Accepted for/Published in: JMIR Medical Informatics
Date Submitted: Sep 9, 2020
Date Accepted: Apr 4, 2021
Transforming a patient registry into a customised dataset for the advanced statistical analysis of health risk factors and for medication-related hospitalisation research: a retrospective hospital patient registry study
ABSTRACT
Background:
Hospital patient registries provide substantial longitudinal datasets describing the clinical and medical health statuses of inpatients and their pharmacological prescriptions. Despite the multiple advantages of routinely collecting multidimensional longitudinal data, those datasets are rarely suitable for advanced statistical analysis and they require customisation and synthesis.
Objective:
To describe the methods used to transform and synthesise a raw, multidimensional, hospital patient registry dataset into an exploitable database for investigating risk profiles and predictive and survival health outcomes among polymorbid, polymedicated, older inpatients in relation to their medicines prescriptions at hospital discharge.
Methods:
A raw, multidimensional dataset from a public hospital was extracted from the hospital registry in a CSV file and imported into the R statistical package for cleaning, customisation and synthesis. Patients fulfilling the criteria for inclusion were home-dwelling, polymedicated, older adults with multiple chronic conditions (HDOAs) aged 65 years old or more who became hospitalised. The patient dataset covered 140 variables from 20,422 HDOA-hospitalisations from 2015 to 2018. Each variable, according to type, was explored and computed to describe distributions, missing values and associations. Different clustering methods, expert opinion, recoding and missing-value techniques were used to customise and synthesise these multidimensional datasets.
Results:
Sociodemographic data showed no missing values. Average age, hospital length of stay and frequency of hospitalisation were computed. Discharge details were recoded and summarised. Clinical data were cleaned up and best practices for managing missing values were applied. Seven clusters of medical diagnoses, surgical interventions, somatic, cognitive and medicines data were extracted using empirical and statistical best practices, with each presenting the health status of the subjects included in them as accurately as possible.

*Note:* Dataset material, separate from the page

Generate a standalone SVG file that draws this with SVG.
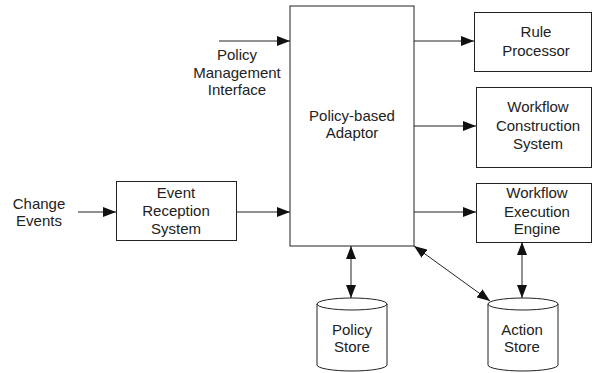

Medical, comorbidity and drug data were recoded and summarised.
Conclusions:
A cleaner, better-structured dataset was obtained, combining empirical and best-practice statistical approaches. The overall strategy delivered an exploitable, population-based database suitable for an advanced analysis of the descriptive, predictive and survival statistics relating to HDOAs admitted as inpatients. More research is needed to develop best practices for customising and synthesising large, multidimensional, population-based registries.